Mediapolis is collection of observations by five London artists examining the ways in which we seek to define ourselves and delineate our experiences in this mediated maelstrom. In 1927, Fritz Lang saw Manhattan as …’filling the back of the stage, hanging from a sinister sky, in order to dazzle, to diffuse, to hypnotize’ and the idea of the city as a stage, of the theatricality of contemporary life is a key factor in the work of both Jon Klein and Sara Kelly.

Klein’s film ‘Taxi’ uses real taxi-drivers to replay De Niro’s monologue from Scorcese’s film in three different cities and three different languages. The result is a kind of Babel in which both place and meaning become somehow archetypal.
And this transcendent quality is there in Kelly’s installation ‘Still’. By self-consciously borrowing the personal movies uploaded by unknown web users she both distances herself from authorship and embraces their content as her own, universalising the mundane. By then reintroducing them into the physical space she seeks to complete the loop allowing us to appropriate them for ourselves.

While Kelly and Klein sublimate another’s viewpoint Keiko Yamazaki creates photographs with more than one. There is a restlessness in these rich, dreamlike panoramas which is quite at odds with any formal Cubist thinking – a recognition that subjectivity is perhaps the only state left in Mediapolis. Sophie Chery takes the point further, delivering multiplicity in parallel. In ‘Shrinkage Expansion’ we are allowed, god-like, to observe the security guard at work through his own CCTV system, while outside, a ladybird teeters on a blade of grass. At the same time words scrawled on a notepad leap off in random directions – death, neuron, caravan, circus. In Chery’s words ‘Whilst we are bound to the physical rules of our world, our personal inner time has no beginning and no end, no up no down’.

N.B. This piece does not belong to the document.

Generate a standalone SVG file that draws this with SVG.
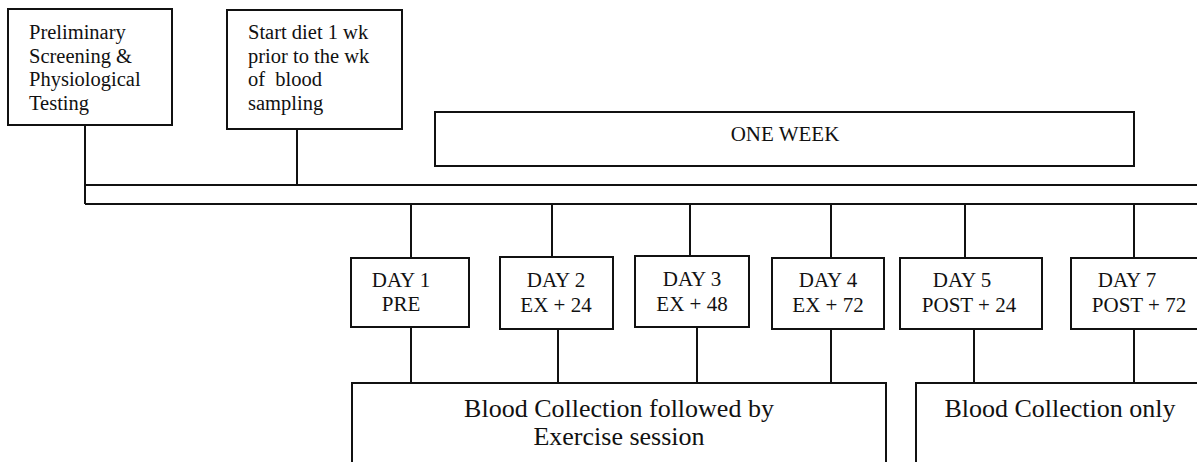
<svg xmlns="http://www.w3.org/2000/svg" width="1197" height="462" viewBox="0 0 1197 462">
<style>
.box{fill:#fff;stroke:#111;stroke-width:2}
.ln{stroke:#111;stroke-width:2;fill:none}
.t{font-family:'Liberation Serif','Times New Roman','DejaVu Serif',serif;fill:#111}
.s{font-size:20.5px;white-space:pre}
.d{font-size:21px;text-anchor:middle}
.b{font-size:26px;text-anchor:middle}
</style>
<rect width="1197" height="462" fill="#fff"/>
<g id="connectors">
<line class="ln" x1="85" y1="125" x2="85" y2="204"/>
<line class="ln" x1="297" y1="129" x2="297" y2="185"/>
<line class="ln" x1="85" y1="185" x2="1197" y2="185"/>
<line class="ln" x1="85" y1="204" x2="1197" y2="204"/>
<line class="ln" x1="411" y1="204" x2="411" y2="258"/>
<line class="ln" x1="552" y1="204" x2="552" y2="257"/>
<line class="ln" x1="690" y1="204" x2="690" y2="256"/>
<line class="ln" x1="831" y1="204" x2="831" y2="258"/>
<line class="ln" x1="965" y1="204" x2="965" y2="258"/>
<line class="ln" x1="1134" y1="204" x2="1134" y2="258"/>
<line class="ln" x1="411" y1="327" x2="411" y2="383"/>
<line class="ln" x1="558" y1="329" x2="558" y2="383"/>
<line class="ln" x1="697" y1="327" x2="697" y2="383"/>
<line class="ln" x1="831" y1="329" x2="831" y2="383"/>
<line class="ln" x1="974" y1="329" x2="974" y2="383"/>
<line class="ln" x1="1134" y1="329" x2="1134" y2="383"/>
</g>
<g id="prelim">
<rect class="box" x="8" y="9" width="164" height="116"/>
<text class="t s" x="29" y="39" font-family="Liberation Serif, serif">Preliminary</text>
<text class="t s" x="29" y="63" font-family="Liberation Serif, serif">Screening &amp;</text>
<text class="t s" x="29" y="86" font-family="Liberation Serif, serif">Physiological</text>
<text class="t s" x="29" y="110" font-family="Liberation Serif, serif">Testing</text>
</g>
<g id="diet">
<rect class="box" x="227" y="10" width="175" height="119"/>
<text class="t s" x="248" y="39" font-family="Liberation Serif, serif">Start diet 1 wk</text>
<text class="t s" x="248" y="63" font-family="Liberation Serif, serif">prior to the wk</text>
<text class="t s" x="248" y="86" font-family="Liberation Serif, serif">of  blood</text>
<text class="t s" x="248" y="110" font-family="Liberation Serif, serif">sampling</text>
</g>
<g id="oneweek">
<rect class="box" x="435" y="112" width="699" height="54"/>
<text class="t d" x="785" y="141" font-family="Liberation Serif, serif">ONE WEEK</text>
</g>
<g id="day1">
<rect class="box" x="351" y="258" width="118" height="69"/>
<text class="t d" x="401" y="287" font-family="Liberation Serif, serif">DAY 1</text>
<text class="t d" x="401" y="311" font-family="Liberation Serif, serif">PRE</text>
</g>
<g id="day2">
<rect class="box" x="500" y="257" width="113" height="72"/>
<text class="t d" x="556" y="287" font-family="Liberation Serif, serif">DAY 2</text>
<text class="t d" x="556" y="312" font-family="Liberation Serif, serif">EX + 24</text>
</g>
<g id="day3">
<rect class="box" x="635" y="256" width="114" height="71"/>
<text class="t d" x="692" y="286" font-family="Liberation Serif, serif">DAY 3</text>
<text class="t d" x="692" y="311" font-family="Liberation Serif, serif">EX + 48</text>
</g>
<g id="day4">
<rect class="box" x="772" y="258" width="112" height="71"/>
<text class="t d" x="828" y="287" font-family="Liberation Serif, serif">DAY 4</text>
<text class="t d" x="828" y="312" font-family="Liberation Serif, serif">EX + 72</text>
</g>
<g id="day5">
<rect class="box" x="900" y="258" width="142" height="71"/>
<text class="t d" x="962" y="287" font-family="Liberation Serif, serif">DAY 5</text>
<text class="t d" x="969" y="312" font-family="Liberation Serif, serif">POST + 24</text>
</g>
<g id="day7">
<rect class="box" x="1071" y="258" width="130" height="71"/>
<text class="t d" x="1127" y="287" font-family="Liberation Serif, serif">DAY 7</text>
<text class="t d" x="1139" y="312" font-family="Liberation Serif, serif">POST + 72</text>
</g>
<g id="exercise">
<rect class="box" x="352" y="383" width="534" height="90"/>
<text class="t b" x="619" y="417" font-family="Liberation Serif, serif">Blood Collection followed by</text>
<text class="t b" x="619" y="445" font-family="Liberation Serif, serif">Exercise session</text>
</g>
<g id="bloodonly">
<rect class="box" x="916" y="383" width="290" height="90"/>
<text class="t b" x="1060" y="417" font-family="Liberation Serif, serif">Blood Collection only</text>
</g>
</svg>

Yet if Chery appears to offer limitless freedom there is nonetheless a dystopian atmosphere to all these works – a dislocation and an anxious sense of not quite belonging, no more so than in Alice Dunhill’s ‘Yellow Line’. In this video piece we are invited to follow a yellow line around London’s Barbican Centre whilst listening to voices recounting their experiences of being lost. The idea is both absurd and horrifying and almost Dantean in its simplicity. We are both observers of the lost and lost ourselves, actors on the stage and simultaneously in the audience. However, if Mediapolis is a Dystopia, then by definition it requires its opposite Utopia - even as we are homogenised our selves may be revealed in the multitude. As Travis Bickle says in Scorsese’s Taxi Driver All my life needed was a sense of someplace to go… I believe that one should become a person like other people.’

This exhibition is an exploration of that ‘becoming’.